- **EXERCISE AIM**: Extract the text of every entry below exactly; leave images out.

- **DATA PROVIDED**:
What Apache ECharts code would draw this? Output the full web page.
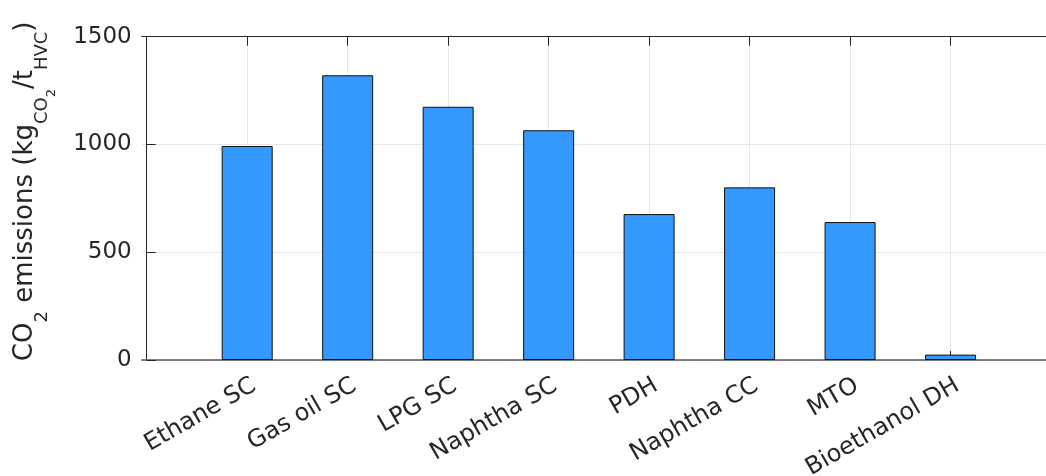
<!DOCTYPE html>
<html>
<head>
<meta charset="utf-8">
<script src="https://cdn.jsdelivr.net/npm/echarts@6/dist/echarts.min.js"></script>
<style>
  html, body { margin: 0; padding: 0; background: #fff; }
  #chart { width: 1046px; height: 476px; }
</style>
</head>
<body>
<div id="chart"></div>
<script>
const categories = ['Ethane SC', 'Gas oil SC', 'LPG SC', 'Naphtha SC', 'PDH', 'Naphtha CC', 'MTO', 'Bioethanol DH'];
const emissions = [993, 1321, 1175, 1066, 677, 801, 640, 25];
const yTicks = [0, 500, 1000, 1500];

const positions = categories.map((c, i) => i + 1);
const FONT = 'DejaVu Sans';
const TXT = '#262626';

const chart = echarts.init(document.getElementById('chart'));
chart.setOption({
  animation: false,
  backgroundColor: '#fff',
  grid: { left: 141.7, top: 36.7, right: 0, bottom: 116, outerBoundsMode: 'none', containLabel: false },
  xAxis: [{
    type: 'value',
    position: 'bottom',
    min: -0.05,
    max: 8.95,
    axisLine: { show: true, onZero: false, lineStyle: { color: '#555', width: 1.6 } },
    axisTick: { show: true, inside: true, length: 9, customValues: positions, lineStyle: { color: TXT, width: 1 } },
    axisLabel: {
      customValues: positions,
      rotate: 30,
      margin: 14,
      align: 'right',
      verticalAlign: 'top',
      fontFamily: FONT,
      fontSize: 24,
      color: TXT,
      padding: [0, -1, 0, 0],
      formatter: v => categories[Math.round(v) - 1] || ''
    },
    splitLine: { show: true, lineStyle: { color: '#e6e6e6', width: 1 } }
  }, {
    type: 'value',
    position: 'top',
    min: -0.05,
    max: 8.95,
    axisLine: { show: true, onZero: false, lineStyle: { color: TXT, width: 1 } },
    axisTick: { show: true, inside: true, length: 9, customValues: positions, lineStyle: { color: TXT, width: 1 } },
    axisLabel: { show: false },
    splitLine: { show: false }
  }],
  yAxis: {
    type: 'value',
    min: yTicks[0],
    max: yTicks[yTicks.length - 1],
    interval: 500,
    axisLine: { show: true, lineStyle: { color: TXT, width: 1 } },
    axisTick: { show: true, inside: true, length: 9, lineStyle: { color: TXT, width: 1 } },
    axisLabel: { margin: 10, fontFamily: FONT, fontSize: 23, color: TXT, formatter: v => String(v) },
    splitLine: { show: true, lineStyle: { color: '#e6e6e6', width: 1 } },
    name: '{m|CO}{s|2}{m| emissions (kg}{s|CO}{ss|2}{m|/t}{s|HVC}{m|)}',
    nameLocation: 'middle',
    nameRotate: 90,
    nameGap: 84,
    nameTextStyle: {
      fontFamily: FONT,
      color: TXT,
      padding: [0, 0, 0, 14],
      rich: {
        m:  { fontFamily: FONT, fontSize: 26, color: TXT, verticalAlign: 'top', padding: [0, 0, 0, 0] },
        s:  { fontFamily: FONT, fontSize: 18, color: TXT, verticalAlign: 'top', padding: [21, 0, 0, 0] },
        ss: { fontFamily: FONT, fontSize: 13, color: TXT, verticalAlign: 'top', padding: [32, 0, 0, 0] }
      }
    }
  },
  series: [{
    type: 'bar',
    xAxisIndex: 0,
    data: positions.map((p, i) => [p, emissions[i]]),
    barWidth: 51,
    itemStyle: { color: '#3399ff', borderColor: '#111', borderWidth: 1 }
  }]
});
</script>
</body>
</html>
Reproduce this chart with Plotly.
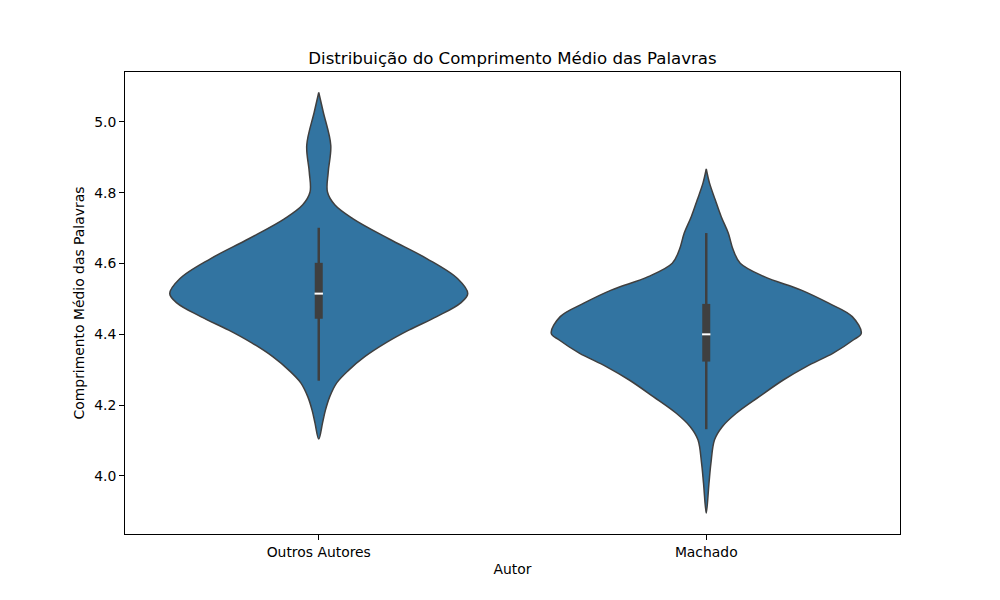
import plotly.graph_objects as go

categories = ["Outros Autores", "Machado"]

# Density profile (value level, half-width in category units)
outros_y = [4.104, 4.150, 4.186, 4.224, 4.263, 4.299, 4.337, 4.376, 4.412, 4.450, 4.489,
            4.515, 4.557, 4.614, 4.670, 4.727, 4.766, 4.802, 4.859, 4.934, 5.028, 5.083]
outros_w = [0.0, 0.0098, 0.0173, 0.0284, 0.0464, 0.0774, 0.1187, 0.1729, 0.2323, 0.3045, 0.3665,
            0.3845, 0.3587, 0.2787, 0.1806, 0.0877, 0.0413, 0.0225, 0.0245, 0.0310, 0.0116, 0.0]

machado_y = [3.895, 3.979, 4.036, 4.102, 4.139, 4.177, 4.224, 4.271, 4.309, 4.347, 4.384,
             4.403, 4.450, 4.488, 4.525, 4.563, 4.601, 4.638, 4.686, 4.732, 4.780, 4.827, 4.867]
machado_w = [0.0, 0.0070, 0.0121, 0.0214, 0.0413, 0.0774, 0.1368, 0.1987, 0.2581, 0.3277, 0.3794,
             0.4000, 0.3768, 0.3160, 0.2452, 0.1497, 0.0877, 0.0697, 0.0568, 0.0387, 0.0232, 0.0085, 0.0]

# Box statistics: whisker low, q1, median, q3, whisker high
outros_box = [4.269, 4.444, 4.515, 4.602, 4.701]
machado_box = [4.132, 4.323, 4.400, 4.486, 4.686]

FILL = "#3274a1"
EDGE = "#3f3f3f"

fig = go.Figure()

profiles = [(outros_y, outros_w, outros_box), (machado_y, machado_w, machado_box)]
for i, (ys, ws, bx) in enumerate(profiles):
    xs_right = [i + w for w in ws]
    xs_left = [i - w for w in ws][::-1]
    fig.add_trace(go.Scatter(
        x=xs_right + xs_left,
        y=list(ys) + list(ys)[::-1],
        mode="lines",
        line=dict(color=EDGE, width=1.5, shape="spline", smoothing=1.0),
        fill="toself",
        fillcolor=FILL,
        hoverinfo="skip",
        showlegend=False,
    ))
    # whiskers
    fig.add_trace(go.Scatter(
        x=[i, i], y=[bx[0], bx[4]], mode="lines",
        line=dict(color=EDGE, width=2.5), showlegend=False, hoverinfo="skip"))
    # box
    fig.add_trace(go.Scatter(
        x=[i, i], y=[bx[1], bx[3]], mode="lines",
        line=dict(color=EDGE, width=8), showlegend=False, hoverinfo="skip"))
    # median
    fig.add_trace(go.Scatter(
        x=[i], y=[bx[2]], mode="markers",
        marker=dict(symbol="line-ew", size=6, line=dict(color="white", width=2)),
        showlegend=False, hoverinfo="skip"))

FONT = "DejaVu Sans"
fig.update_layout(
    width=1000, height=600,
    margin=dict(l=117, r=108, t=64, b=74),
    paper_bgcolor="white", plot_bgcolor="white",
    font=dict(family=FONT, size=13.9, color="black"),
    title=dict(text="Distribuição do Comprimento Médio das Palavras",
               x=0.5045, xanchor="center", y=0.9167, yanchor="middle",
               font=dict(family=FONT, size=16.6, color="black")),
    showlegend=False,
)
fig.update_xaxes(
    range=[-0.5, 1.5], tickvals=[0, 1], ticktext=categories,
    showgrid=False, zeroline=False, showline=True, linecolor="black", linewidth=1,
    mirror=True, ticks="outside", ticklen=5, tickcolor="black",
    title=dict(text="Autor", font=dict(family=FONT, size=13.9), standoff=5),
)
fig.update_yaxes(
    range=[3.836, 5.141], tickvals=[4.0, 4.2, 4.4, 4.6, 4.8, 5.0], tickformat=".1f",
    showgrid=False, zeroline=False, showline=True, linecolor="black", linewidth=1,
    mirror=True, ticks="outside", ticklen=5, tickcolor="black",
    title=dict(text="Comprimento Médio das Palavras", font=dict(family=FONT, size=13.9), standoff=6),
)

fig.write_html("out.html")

- **RESPONSE TO THIS TASK**:
What Apache ECharts code would draw this? Output the full web page.
<!DOCTYPE html>
<html>
<head>
<meta charset="utf-8">
<script src="https://cdn.jsdelivr.net/npm/echarts@6/dist/echarts.min.js"></script>
<style>
  html, body { margin: 0; padding: 0; background: #fff; }
  #chart { width: 1046px; height: 476px; }
</style>
</head>
<body>
<div id="chart"></div>
<script>
const categories = ['Ethane SC', 'Gas oil SC', 'LPG SC', 'Naphtha SC', 'PDH', 'Naphtha CC', 'MTO', 'Bioethanol DH'];
const emissions = [993, 1321, 1175, 1066, 677, 801, 640, 25];
const yTicks = [0, 500, 1000, 1500];

const positions = categories.map((c, i) => i + 1);
const FONT = 'DejaVu Sans';
const TXT = '#262626';

const chart = echarts.init(document.getElementById('chart'));
chart.setOption({
  animation: false,
  backgroundColor: '#fff',
  grid: { left: 141.7, top: 36.7, right: 0, bottom: 116, outerBoundsMode: 'none', containLabel: false },
  xAxis: [{
    type: 'value',
    position: 'bottom',
    min: -0.05,
    max: 8.95,
    axisLine: { show: true, onZero: false, lineStyle: { color: '#555', width: 1.6 } },
    axisTick: { show: true, inside: true, length: 9, customValues: positions, lineStyle: { color: TXT, width: 1 } },
    axisLabel: {
      customValues: positions,
      rotate: 30,
      margin: 14,
      align: 'right',
      verticalAlign: 'top',
      fontFamily: FONT,
      fontSize: 24,
      color: TXT,
      padding: [0, -1, 0, 0],
      formatter: v => categories[Math.round(v) - 1] || ''
    },
    splitLine: { show: true, lineStyle: { color: '#e6e6e6', width: 1 } }
  }, {
    type: 'value',
    position: 'top',
    min: -0.05,
    max: 8.95,
    axisLine: { show: true, onZero: false, lineStyle: { color: TXT, width: 1 } },
    axisTick: { show: true, inside: true, length: 9, customValues: positions, lineStyle: { color: TXT, width: 1 } },
    axisLabel: { show: false },
    splitLine: { show: false }
  }],
  yAxis: {
    type: 'value',
    min: yTicks[0],
    max: yTicks[yTicks.length - 1],
    interval: 500,
    axisLine: { show: true, lineStyle: { color: TXT, width: 1 } },
    axisTick: { show: true, inside: true, length: 9, lineStyle: { color: TXT, width: 1 } },
    axisLabel: { margin: 10, fontFamily: FONT, fontSize: 23, color: TXT, formatter: v => String(v) },
    splitLine: { show: true, lineStyle: { color: '#e6e6e6', width: 1 } },
    name: '{m|CO}{s|2}{m| emissions (kg}{s|CO}{ss|2}{m|/t}{s|HVC}{m|)}',
    nameLocation: 'middle',
    nameRotate: 90,
    nameGap: 84,
    nameTextStyle: {
      fontFamily: FONT,
      color: TXT,
      padding: [0, 0, 0, 14],
      rich: {
        m:  { fontFamily: FONT, fontSize: 26, color: TXT, verticalAlign: 'top', padding: [0, 0, 0, 0] },
        s:  { fontFamily: FONT, fontSize: 18, color: TXT, verticalAlign: 'top', padding: [21, 0, 0, 0] },
        ss: { fontFamily: FONT, fontSize: 13, color: TXT, verticalAlign: 'top', padding: [32, 0, 0, 0] }
      }
    }
  },
  series: [{
    type: 'bar',
    xAxisIndex: 0,
    data: positions.map((p, i) => [p, emissions[i]]),
    barWidth: 51,
    itemStyle: { color: '#3399ff', borderColor: '#111', borderWidth: 1 }
  }]
});
</script>
</body>
</html>
Reproduce this chart with Plotly.
import plotly.graph_objects as go

categories = ["Outros Autores", "Machado"]

# Density profile (value level, half-width in category units)
outros_y = [4.104, 4.150, 4.186, 4.224, 4.263, 4.299, 4.337, 4.376, 4.412, 4.450, 4.489,
            4.515, 4.557, 4.614, 4.670, 4.727, 4.766, 4.802, 4.859, 4.934, 5.028, 5.083]
outros_w = [0.0, 0.0098, 0.0173, 0.0284, 0.0464, 0.0774, 0.1187, 0.1729, 0.2323, 0.3045, 0.3665,
            0.3845, 0.3587, 0.2787, 0.1806, 0.0877, 0.0413, 0.0225, 0.0245, 0.0310, 0.0116, 0.0]

machado_y = [3.895, 3.979, 4.036, 4.102, 4.139, 4.177, 4.224, 4.271, 4.309, 4.347, 4.384,
             4.403, 4.450, 4.488, 4.525, 4.563, 4.601, 4.638, 4.686, 4.732, 4.780, 4.827, 4.867]
machado_w = [0.0, 0.0070, 0.0121, 0.0214, 0.0413, 0.0774, 0.1368, 0.1987, 0.2581, 0.3277, 0.3794,
             0.4000, 0.3768, 0.3160, 0.2452, 0.1497, 0.0877, 0.0697, 0.0568, 0.0387, 0.0232, 0.0085, 0.0]

# Box statistics: whisker low, q1, median, q3, whisker high
outros_box = [4.269, 4.444, 4.515, 4.602, 4.701]
machado_box = [4.132, 4.323, 4.400, 4.486, 4.686]

FILL = "#3274a1"
EDGE = "#3f3f3f"

fig = go.Figure()

profiles = [(outros_y, outros_w, outros_box), (machado_y, machado_w, machado_box)]
for i, (ys, ws, bx) in enumerate(profiles):
    xs_right = [i + w for w in ws]
    xs_left = [i - w for w in ws][::-1]
    fig.add_trace(go.Scatter(
        x=xs_right + xs_left,
        y=list(ys) + list(ys)[::-1],
        mode="lines",
        line=dict(color=EDGE, width=1.5, shape="spline", smoothing=1.0),
        fill="toself",
        fillcolor=FILL,
        hoverinfo="skip",
        showlegend=False,
    ))
    # whiskers
    fig.add_trace(go.Scatter(
        x=[i, i], y=[bx[0], bx[4]], mode="lines",
        line=dict(color=EDGE, width=2.5), showlegend=False, hoverinfo="skip"))
    # box
    fig.add_trace(go.Scatter(
        x=[i, i], y=[bx[1], bx[3]], mode="lines",
        line=dict(color=EDGE, width=8), showlegend=False, hoverinfo="skip"))
    # median
    fig.add_trace(go.Scatter(
        x=[i], y=[bx[2]], mode="markers",
        marker=dict(symbol="line-ew", size=6, line=dict(color="white", width=2)),
        showlegend=False, hoverinfo="skip"))

FONT = "DejaVu Sans"
fig.update_layout(
    width=1000, height=600,
    margin=dict(l=117, r=108, t=64, b=74),
    paper_bgcolor="white", plot_bgcolor="white",
    font=dict(family=FONT, size=13.9, color="black"),
    title=dict(text="Distribuição do Comprimento Médio das Palavras",
               x=0.5045, xanchor="center", y=0.9167, yanchor="middle",
               font=dict(family=FONT, size=16.6, color="black")),
    showlegend=False,
)
fig.update_xaxes(
    range=[-0.5, 1.5], tickvals=[0, 1], ticktext=categories,
    showgrid=False, zeroline=False, showline=True, linecolor="black", linewidth=1,
    mirror=True, ticks="outside", ticklen=5, tickcolor="black",
    title=dict(text="Autor", font=dict(family=FONT, size=13.9), standoff=5),
)
fig.update_yaxes(
    range=[3.836, 5.141], tickvals=[4.0, 4.2, 4.4, 4.6, 4.8, 5.0], tickformat=".1f",
    showgrid=False, zeroline=False, showline=True, linecolor="black", linewidth=1,
    mirror=True, ticks="outside", ticklen=5, tickcolor="black",
    title=dict(text="Comprimento Médio das Palavras", font=dict(family=FONT, size=13.9), standoff=6),
)

fig.write_html("out.html")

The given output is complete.